Pumas, jaguar, tapirs, coatis, kinkajous and sloths are some of the other more elusive but thriving mammal species in this protected area. The incredibly diverse plant life in this varied region provides abundant shelter and food for these mammals to prosper. It is a special and privileged experience to be able to encounter so many exotic species in one place and it is thanks to this massive volcano’s remarkable landscape.

Breathtaking nature in Guanacaste is home to a remarkable array of wildlife at Sensoria Land of Senses

Take in the area’s spectacular ecology from a wide variety of adventure or relaxation experiences. Several lodges, resorts and hotels in the area offer hiking, forest canopy tours, river-rafting, rock climbing and more. Hotel Hacienda Guachipelin sits at the gateway to the Las Pailas entrance to the Rincón de la Vieja National Park. It is a great place to begin your immersion into nature.

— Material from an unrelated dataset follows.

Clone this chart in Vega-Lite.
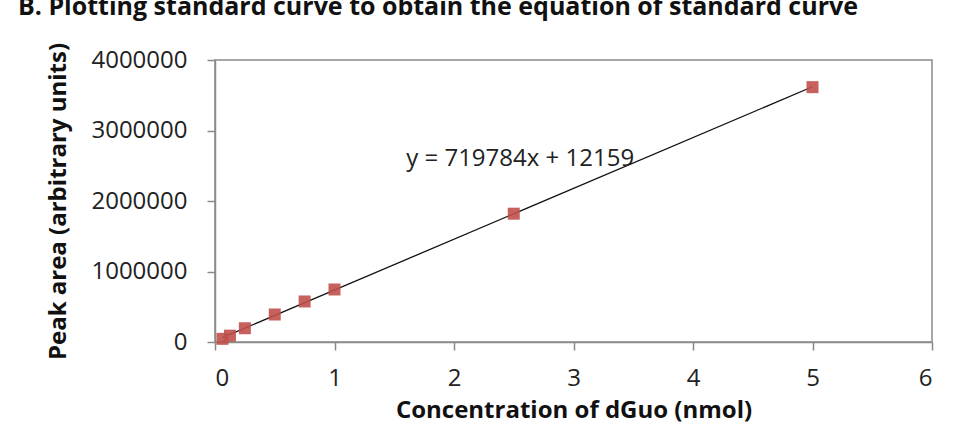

River tubing is one of the most exhilarating activities at Hacienda Guachipelin

Want to learn about bird or plant species in the area? How about a thrilling and exhilaratingly beautiful ride down a pristine river in an inflatable tube? The tour providers in this area know how lucky they are to be in such a special area and they do their best to honor each visitor with the best experiences to take in the best of what Costa Rican nature has to offer. Freshwater lagoons, waterfalls, hot springs and boiling mud pits… the Rincón de la Vieja Volcano has it all!

Head to the sauna at Simbiosis Spa, then soak in a natural sulfuric hot spring and finally head for a refreshing dip in a cool, fresh waterfall or stream — all in one afternoon!